• [WHAT YOU SHOULD DO] Nothing outside the range is to be copied. From the entries below, reproduce exactly the lines starting at the one with "Clone this diagram in TikZ." and ending at the one with "(bits.east) -- (righttip);", without pictures.

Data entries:
********************

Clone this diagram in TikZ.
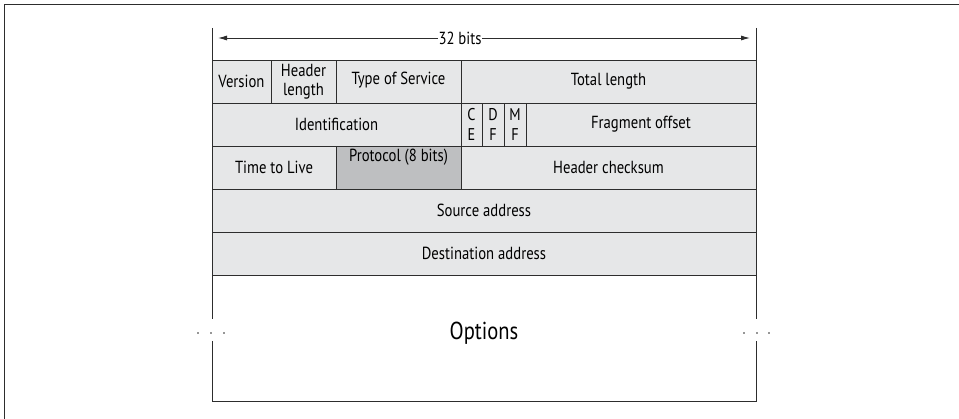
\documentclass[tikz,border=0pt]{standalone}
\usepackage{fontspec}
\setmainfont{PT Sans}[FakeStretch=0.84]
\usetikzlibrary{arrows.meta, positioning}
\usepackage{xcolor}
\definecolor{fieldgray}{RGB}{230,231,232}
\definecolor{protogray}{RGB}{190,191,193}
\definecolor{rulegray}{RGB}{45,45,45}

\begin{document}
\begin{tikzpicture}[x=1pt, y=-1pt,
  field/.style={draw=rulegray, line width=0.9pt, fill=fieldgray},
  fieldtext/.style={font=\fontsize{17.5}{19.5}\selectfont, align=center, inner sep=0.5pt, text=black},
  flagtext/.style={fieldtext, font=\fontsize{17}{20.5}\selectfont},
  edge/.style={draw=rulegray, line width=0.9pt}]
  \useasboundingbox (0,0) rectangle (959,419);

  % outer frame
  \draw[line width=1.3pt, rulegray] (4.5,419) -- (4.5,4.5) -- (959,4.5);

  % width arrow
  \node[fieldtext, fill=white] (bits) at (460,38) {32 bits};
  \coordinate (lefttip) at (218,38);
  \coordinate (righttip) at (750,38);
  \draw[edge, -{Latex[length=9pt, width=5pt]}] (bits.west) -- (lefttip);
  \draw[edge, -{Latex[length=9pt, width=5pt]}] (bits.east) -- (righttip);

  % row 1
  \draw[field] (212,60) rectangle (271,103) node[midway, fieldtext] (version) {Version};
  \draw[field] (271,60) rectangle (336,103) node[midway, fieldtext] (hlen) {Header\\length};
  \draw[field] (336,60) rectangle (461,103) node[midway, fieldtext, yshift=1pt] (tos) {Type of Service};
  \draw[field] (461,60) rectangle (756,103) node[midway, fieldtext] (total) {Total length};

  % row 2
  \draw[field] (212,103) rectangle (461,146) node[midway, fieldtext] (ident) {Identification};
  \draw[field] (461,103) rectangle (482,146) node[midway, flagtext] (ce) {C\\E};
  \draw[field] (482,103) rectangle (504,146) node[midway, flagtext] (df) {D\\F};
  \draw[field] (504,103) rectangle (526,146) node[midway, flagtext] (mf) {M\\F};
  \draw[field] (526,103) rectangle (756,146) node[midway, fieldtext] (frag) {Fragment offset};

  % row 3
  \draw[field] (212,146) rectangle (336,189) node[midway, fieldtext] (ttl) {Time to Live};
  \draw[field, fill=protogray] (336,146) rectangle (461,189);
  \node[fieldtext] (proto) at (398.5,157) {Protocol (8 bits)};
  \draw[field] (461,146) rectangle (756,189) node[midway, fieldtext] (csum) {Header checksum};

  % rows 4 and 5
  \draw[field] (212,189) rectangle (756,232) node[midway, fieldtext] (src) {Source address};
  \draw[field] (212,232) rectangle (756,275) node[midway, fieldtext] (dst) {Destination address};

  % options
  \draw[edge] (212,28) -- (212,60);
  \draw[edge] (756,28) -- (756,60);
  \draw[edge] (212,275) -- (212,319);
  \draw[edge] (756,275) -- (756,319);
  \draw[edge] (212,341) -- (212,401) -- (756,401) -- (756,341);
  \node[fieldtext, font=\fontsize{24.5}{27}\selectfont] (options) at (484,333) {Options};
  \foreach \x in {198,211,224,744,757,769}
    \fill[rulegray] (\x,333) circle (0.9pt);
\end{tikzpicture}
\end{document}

********************

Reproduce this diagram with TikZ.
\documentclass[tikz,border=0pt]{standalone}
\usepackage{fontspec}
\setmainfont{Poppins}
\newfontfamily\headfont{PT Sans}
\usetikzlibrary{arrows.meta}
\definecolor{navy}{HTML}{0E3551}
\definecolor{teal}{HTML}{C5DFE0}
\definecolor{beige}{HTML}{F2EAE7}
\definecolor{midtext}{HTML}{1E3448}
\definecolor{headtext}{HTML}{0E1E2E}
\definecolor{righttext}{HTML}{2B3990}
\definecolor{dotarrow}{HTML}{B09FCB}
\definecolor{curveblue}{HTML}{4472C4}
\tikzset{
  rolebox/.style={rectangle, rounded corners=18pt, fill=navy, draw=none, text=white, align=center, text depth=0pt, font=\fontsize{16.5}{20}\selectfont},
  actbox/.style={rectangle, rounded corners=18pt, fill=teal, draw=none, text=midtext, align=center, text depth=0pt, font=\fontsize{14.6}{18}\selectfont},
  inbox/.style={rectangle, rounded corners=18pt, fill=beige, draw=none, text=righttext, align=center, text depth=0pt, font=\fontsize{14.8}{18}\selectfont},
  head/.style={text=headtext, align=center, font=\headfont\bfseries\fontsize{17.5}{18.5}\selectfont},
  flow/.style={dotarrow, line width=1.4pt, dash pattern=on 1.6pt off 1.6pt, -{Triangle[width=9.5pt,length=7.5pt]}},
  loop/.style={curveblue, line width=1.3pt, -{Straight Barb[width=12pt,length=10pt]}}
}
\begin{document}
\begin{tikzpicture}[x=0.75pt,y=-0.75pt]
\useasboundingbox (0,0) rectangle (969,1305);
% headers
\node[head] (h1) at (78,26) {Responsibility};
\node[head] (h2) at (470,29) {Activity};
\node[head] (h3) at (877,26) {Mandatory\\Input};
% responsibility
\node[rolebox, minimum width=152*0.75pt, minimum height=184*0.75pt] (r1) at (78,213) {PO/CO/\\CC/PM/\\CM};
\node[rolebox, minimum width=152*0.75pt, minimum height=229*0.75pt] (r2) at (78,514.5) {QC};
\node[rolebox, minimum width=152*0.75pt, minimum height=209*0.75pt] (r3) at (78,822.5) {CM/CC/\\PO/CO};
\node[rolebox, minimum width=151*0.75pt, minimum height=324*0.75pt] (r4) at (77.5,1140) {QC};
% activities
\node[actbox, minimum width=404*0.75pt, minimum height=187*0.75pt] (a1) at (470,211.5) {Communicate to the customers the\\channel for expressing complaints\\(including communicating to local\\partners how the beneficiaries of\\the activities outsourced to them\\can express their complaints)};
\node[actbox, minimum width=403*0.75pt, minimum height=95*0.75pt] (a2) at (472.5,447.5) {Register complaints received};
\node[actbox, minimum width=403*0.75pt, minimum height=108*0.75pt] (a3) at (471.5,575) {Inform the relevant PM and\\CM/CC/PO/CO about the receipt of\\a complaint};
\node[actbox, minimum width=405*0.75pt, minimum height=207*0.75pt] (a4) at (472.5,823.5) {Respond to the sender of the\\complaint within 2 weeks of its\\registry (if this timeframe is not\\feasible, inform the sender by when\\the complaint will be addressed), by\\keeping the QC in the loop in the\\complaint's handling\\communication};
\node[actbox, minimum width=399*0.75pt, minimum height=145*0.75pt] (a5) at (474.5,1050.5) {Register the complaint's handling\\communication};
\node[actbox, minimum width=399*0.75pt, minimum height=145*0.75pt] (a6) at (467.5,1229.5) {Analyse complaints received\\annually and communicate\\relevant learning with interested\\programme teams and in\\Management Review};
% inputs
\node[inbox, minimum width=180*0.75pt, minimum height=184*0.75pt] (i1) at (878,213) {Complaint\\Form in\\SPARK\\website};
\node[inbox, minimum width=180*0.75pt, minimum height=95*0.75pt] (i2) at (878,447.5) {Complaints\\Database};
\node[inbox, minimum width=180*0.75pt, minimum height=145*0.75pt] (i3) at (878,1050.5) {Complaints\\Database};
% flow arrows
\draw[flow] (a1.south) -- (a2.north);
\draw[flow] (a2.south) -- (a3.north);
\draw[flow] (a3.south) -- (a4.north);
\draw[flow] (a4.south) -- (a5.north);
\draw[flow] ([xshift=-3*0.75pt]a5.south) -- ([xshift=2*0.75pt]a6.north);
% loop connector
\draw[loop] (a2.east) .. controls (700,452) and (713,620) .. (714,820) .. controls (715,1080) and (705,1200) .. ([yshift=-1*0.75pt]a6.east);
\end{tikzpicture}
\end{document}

********************

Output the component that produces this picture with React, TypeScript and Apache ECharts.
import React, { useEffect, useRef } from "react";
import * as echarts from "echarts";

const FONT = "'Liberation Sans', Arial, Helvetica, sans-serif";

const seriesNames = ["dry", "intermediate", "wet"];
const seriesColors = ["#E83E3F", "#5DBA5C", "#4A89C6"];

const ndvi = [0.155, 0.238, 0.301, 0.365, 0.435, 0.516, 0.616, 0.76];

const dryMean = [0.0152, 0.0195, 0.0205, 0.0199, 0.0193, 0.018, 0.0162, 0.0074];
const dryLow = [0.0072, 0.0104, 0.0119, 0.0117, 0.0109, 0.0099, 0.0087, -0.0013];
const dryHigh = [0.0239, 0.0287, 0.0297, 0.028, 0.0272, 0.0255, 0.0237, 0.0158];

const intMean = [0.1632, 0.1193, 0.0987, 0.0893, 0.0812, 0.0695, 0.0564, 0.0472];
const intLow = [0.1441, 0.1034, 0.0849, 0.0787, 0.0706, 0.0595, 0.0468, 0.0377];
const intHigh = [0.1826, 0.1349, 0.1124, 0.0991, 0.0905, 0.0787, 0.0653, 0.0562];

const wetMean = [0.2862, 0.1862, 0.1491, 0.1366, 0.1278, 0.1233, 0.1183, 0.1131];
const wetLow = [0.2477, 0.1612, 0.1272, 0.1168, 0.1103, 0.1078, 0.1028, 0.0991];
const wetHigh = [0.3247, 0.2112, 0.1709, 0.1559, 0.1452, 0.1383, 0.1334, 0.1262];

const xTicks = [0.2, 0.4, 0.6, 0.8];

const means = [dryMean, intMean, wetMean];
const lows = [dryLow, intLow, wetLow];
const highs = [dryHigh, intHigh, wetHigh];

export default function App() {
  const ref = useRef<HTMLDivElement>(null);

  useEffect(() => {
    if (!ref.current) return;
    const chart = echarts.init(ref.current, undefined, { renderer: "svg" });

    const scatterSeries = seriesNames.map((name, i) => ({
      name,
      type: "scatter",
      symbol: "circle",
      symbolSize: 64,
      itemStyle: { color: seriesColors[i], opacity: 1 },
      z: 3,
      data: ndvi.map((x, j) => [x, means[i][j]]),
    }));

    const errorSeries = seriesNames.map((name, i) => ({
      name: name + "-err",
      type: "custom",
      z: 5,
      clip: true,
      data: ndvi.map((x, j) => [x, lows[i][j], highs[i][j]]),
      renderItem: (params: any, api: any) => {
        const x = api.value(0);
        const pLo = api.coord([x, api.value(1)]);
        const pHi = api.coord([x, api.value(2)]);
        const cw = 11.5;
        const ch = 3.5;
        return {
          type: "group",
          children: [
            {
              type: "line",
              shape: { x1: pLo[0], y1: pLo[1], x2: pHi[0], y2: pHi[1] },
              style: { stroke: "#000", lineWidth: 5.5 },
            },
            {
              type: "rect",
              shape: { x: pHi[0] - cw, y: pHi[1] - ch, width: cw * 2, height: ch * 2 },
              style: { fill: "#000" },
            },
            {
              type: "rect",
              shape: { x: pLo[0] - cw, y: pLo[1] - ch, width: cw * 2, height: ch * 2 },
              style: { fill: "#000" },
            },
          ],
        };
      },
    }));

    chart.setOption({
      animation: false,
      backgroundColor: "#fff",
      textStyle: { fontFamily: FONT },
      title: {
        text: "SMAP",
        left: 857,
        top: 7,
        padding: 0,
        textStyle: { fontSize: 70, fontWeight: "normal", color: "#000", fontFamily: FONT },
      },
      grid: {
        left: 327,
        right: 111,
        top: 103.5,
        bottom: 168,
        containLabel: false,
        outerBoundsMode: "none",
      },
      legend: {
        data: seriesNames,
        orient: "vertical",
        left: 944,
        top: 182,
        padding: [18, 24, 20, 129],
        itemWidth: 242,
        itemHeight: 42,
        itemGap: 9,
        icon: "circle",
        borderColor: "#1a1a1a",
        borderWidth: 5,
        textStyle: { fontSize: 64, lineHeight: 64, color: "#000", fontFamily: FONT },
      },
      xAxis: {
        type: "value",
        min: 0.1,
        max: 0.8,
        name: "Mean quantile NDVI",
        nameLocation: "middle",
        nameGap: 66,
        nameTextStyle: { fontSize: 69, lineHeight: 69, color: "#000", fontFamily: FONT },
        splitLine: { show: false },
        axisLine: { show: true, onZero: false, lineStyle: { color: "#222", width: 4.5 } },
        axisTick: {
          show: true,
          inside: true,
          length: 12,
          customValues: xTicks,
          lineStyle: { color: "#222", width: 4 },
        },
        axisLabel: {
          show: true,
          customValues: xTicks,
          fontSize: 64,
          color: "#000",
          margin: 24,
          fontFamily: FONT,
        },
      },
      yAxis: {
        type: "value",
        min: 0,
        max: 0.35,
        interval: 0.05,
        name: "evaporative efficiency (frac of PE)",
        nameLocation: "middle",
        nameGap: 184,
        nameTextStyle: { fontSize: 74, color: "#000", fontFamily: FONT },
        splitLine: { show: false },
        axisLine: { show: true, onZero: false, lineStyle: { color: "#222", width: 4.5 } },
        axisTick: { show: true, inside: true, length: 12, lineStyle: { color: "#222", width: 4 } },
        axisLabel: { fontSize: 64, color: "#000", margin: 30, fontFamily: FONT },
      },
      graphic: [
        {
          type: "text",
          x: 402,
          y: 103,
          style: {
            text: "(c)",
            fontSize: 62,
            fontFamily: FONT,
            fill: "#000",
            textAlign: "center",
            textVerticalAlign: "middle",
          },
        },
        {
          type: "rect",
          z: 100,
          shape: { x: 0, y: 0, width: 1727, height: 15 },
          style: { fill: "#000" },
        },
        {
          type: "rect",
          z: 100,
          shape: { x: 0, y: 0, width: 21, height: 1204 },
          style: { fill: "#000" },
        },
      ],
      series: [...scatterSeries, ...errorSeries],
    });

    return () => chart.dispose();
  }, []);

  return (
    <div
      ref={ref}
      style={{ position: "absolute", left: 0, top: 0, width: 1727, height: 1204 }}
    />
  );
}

********************

• [RESPONSE TO THIS TASK]
Clone this diagram in TikZ.
\documentclass[tikz,border=0pt]{standalone}
\usepackage{fontspec}
\setmainfont{PT Sans}[FakeStretch=0.84]
\usetikzlibrary{arrows.meta, positioning}
\usepackage{xcolor}
\definecolor{fieldgray}{RGB}{230,231,232}
\definecolor{protogray}{RGB}{190,191,193}
\definecolor{rulegray}{RGB}{45,45,45}

\begin{document}
\begin{tikzpicture}[x=1pt, y=-1pt,
  field/.style={draw=rulegray, line width=0.9pt, fill=fieldgray},
  fieldtext/.style={font=\fontsize{17.5}{19.5}\selectfont, align=center, inner sep=0.5pt, text=black},
  flagtext/.style={fieldtext, font=\fontsize{17}{20.5}\selectfont},
  edge/.style={draw=rulegray, line width=0.9pt}]
  \useasboundingbox (0,0) rectangle (959,419);

  % outer frame
  \draw[line width=1.3pt, rulegray] (4.5,419) -- (4.5,4.5) -- (959,4.5);

  % width arrow
  \node[fieldtext, fill=white] (bits) at (460,38) {32 bits};
  \coordinate (lefttip) at (218,38);
  \coordinate (righttip) at (750,38);
  \draw[edge, -{Latex[length=9pt, width=5pt]}] (bits.west) -- (lefttip);
  \draw[edge, -{Latex[length=9pt, width=5pt]}] (bits.east) -- (righttip);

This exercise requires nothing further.